* [Given problem]:
Copy everything from the line with "Convert this chart to D3.js code." down to the line with "i) => colors[i]);", inclusive of both, exactly as written; leave out all pictures.
- - -
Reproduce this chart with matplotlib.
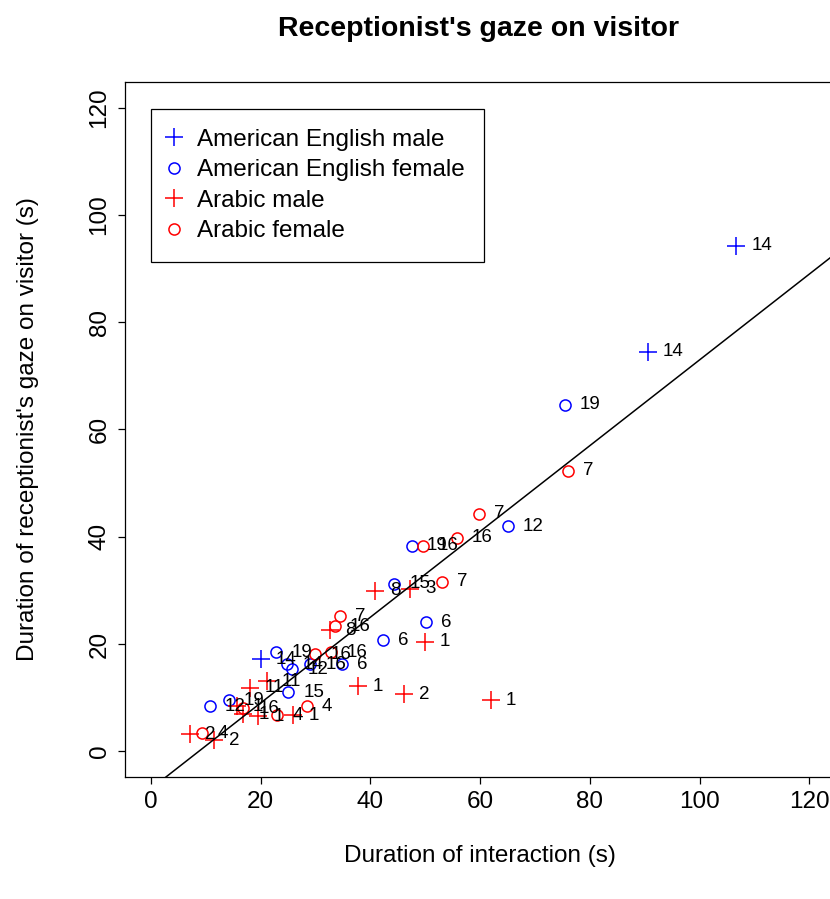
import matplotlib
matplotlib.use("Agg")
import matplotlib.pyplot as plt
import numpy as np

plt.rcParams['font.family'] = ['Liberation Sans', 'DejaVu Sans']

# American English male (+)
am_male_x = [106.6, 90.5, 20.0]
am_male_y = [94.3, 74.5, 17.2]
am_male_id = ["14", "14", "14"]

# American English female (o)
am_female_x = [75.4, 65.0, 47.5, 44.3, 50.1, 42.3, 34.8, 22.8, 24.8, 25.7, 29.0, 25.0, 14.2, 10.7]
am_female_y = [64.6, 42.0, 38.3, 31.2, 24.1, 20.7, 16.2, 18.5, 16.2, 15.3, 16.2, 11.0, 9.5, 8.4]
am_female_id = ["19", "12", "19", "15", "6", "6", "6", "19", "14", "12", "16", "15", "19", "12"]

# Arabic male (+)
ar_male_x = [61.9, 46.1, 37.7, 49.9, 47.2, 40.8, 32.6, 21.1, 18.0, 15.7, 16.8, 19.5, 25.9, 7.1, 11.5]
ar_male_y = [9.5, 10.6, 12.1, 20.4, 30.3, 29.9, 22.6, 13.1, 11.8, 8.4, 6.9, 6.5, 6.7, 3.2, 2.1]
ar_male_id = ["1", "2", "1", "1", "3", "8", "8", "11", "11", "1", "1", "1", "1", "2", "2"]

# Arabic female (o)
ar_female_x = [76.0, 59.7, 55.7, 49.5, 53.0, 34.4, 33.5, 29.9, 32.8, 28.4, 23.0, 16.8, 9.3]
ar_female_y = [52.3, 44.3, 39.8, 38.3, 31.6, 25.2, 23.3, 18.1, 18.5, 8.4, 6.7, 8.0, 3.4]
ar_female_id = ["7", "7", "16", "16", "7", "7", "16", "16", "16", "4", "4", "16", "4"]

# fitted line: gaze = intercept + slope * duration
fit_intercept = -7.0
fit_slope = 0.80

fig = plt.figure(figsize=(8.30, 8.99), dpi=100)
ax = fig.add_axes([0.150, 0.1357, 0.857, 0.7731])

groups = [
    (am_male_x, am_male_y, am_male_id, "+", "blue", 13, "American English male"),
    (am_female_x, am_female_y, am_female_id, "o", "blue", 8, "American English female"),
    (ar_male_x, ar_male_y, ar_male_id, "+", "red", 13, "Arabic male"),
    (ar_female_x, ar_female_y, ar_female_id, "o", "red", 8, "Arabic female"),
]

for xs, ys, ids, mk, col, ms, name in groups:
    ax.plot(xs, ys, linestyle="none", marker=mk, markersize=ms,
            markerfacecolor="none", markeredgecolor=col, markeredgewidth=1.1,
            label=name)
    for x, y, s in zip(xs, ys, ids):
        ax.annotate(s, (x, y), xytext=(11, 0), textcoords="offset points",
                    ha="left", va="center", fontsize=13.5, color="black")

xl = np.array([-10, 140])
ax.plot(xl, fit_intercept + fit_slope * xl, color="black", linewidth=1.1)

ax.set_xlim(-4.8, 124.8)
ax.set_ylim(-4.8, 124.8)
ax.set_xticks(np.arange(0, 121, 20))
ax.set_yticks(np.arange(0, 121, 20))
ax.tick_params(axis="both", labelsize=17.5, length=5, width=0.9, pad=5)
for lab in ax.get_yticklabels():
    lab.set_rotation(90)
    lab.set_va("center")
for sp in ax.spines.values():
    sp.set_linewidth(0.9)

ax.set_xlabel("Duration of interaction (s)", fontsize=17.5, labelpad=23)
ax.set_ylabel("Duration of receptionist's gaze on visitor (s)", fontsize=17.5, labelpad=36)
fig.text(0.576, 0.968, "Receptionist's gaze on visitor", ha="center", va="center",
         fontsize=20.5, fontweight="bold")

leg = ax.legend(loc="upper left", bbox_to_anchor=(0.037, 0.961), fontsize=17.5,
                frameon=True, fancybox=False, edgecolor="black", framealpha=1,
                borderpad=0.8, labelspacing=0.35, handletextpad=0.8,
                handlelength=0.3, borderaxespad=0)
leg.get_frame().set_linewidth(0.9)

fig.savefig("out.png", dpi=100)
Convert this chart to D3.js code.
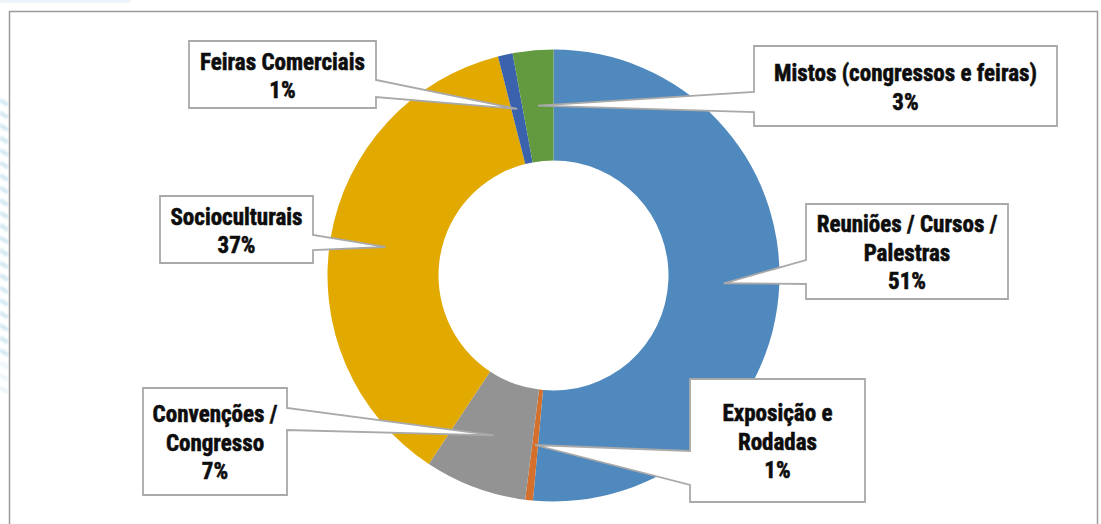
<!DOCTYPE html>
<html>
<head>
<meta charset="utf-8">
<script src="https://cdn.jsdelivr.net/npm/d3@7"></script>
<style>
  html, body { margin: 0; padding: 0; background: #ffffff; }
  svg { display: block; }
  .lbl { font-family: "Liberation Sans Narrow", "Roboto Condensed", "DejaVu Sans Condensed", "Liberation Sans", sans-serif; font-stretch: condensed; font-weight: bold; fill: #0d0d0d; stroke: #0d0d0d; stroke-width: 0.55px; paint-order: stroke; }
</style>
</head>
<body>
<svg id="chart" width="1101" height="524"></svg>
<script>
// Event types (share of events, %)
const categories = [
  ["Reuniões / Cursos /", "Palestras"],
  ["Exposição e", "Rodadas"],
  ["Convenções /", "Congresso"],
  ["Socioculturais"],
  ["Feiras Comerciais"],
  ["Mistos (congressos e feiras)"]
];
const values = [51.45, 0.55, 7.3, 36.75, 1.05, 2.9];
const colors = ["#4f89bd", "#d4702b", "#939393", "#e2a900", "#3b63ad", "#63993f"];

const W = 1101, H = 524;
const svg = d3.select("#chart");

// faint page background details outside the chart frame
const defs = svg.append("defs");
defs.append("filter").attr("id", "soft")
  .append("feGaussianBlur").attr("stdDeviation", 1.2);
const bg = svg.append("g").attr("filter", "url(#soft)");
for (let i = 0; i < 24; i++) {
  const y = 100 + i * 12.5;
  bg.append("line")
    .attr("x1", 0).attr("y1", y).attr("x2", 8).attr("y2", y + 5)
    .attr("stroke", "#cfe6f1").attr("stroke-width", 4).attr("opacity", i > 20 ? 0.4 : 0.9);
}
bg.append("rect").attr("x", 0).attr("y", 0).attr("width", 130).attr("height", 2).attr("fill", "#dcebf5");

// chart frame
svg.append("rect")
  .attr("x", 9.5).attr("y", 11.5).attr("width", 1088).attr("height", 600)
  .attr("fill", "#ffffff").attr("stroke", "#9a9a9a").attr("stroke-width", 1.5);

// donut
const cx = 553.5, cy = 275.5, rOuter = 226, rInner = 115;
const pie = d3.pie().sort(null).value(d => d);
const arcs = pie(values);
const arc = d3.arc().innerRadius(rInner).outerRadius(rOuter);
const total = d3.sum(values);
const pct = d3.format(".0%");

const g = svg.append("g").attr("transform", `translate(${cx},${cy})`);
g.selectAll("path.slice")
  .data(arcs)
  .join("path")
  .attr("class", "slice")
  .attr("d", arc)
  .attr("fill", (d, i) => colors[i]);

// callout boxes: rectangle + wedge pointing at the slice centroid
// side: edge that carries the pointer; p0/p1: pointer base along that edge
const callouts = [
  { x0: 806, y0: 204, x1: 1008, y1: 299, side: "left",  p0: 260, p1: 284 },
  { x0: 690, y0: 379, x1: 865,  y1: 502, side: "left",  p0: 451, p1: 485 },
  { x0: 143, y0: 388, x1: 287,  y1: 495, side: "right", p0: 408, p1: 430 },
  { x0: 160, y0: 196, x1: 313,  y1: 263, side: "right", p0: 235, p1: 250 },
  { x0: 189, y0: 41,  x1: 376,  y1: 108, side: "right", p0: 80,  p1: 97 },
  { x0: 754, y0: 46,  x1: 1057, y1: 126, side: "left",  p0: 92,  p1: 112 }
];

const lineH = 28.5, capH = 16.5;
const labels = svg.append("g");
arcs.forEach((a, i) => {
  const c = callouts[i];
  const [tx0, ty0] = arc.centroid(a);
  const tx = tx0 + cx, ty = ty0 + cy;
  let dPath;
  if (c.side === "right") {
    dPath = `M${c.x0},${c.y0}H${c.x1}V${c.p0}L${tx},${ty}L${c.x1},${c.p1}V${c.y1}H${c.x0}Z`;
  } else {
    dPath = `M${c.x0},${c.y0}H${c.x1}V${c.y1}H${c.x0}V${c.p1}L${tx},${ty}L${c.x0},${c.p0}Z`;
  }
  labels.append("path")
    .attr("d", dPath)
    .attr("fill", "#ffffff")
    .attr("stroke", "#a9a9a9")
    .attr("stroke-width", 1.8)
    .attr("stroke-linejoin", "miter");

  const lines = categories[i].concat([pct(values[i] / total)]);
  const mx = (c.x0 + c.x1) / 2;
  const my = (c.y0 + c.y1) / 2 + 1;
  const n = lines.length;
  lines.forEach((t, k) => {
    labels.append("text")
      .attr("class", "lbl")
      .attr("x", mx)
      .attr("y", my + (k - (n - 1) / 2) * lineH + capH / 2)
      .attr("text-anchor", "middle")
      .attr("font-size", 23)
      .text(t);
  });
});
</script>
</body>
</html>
- - -
* [Right answer]:
Convert this chart to D3.js code.
<!DOCTYPE html>
<html>
<head>
<meta charset="utf-8">
<script src="https://cdn.jsdelivr.net/npm/d3@7"></script>
<style>
  html, body { margin: 0; padding: 0; background: #ffffff; }
  svg { display: block; }
  .lbl { font-family: "Liberation Sans Narrow", "Roboto Condensed", "DejaVu Sans Condensed", "Liberation Sans", sans-serif; font-stretch: condensed; font-weight: bold; fill: #0d0d0d; stroke: #0d0d0d; stroke-width: 0.55px; paint-order: stroke; }
</style>
</head>
<body>
<svg id="chart" width="1101" height="524"></svg>
<script>
// Event types (share of events, %)
const categories = [
  ["Reuniões / Cursos /", "Palestras"],
  ["Exposição e", "Rodadas"],
  ["Convenções /", "Congresso"],
  ["Socioculturais"],
  ["Feiras Comerciais"],
  ["Mistos (congressos e feiras)"]
];
const values = [51.45, 0.55, 7.3, 36.75, 1.05, 2.9];
const colors = ["#4f89bd", "#d4702b", "#939393", "#e2a900", "#3b63ad", "#63993f"];

const W = 1101, H = 524;
const svg = d3.select("#chart");

// faint page background details outside the chart frame
const defs = svg.append("defs");
defs.append("filter").attr("id", "soft")
  .append("feGaussianBlur").attr("stdDeviation", 1.2);
const bg = svg.append("g").attr("filter", "url(#soft)");
for (let i = 0; i < 24; i++) {
  const y = 100 + i * 12.5;
  bg.append("line")
    .attr("x1", 0).attr("y1", y).attr("x2", 8).attr("y2", y + 5)
    .attr("stroke", "#cfe6f1").attr("stroke-width", 4).attr("opacity", i > 20 ? 0.4 : 0.9);
}
bg.append("rect").attr("x", 0).attr("y", 0).attr("width", 130).attr("height", 2).attr("fill", "#dcebf5");

// chart frame
svg.append("rect")
  .attr("x", 9.5).attr("y", 11.5).attr("width", 1088).attr("height", 600)
  .attr("fill", "#ffffff").attr("stroke", "#9a9a9a").attr("stroke-width", 1.5);

// donut
const cx = 553.5, cy = 275.5, rOuter = 226, rInner = 115;
const pie = d3.pie().sort(null).value(d => d);
const arcs = pie(values);
const arc = d3.arc().innerRadius(rInner).outerRadius(rOuter);
const total = d3.sum(values);
const pct = d3.format(".0%");

const g = svg.append("g").attr("transform", `translate(${cx},${cy})`);
g.selectAll("path.slice")
  .data(arcs)
  .join("path")
  .attr("class", "slice")
  .attr("d", arc)
  .attr("fill", (d, i) => colors[i]);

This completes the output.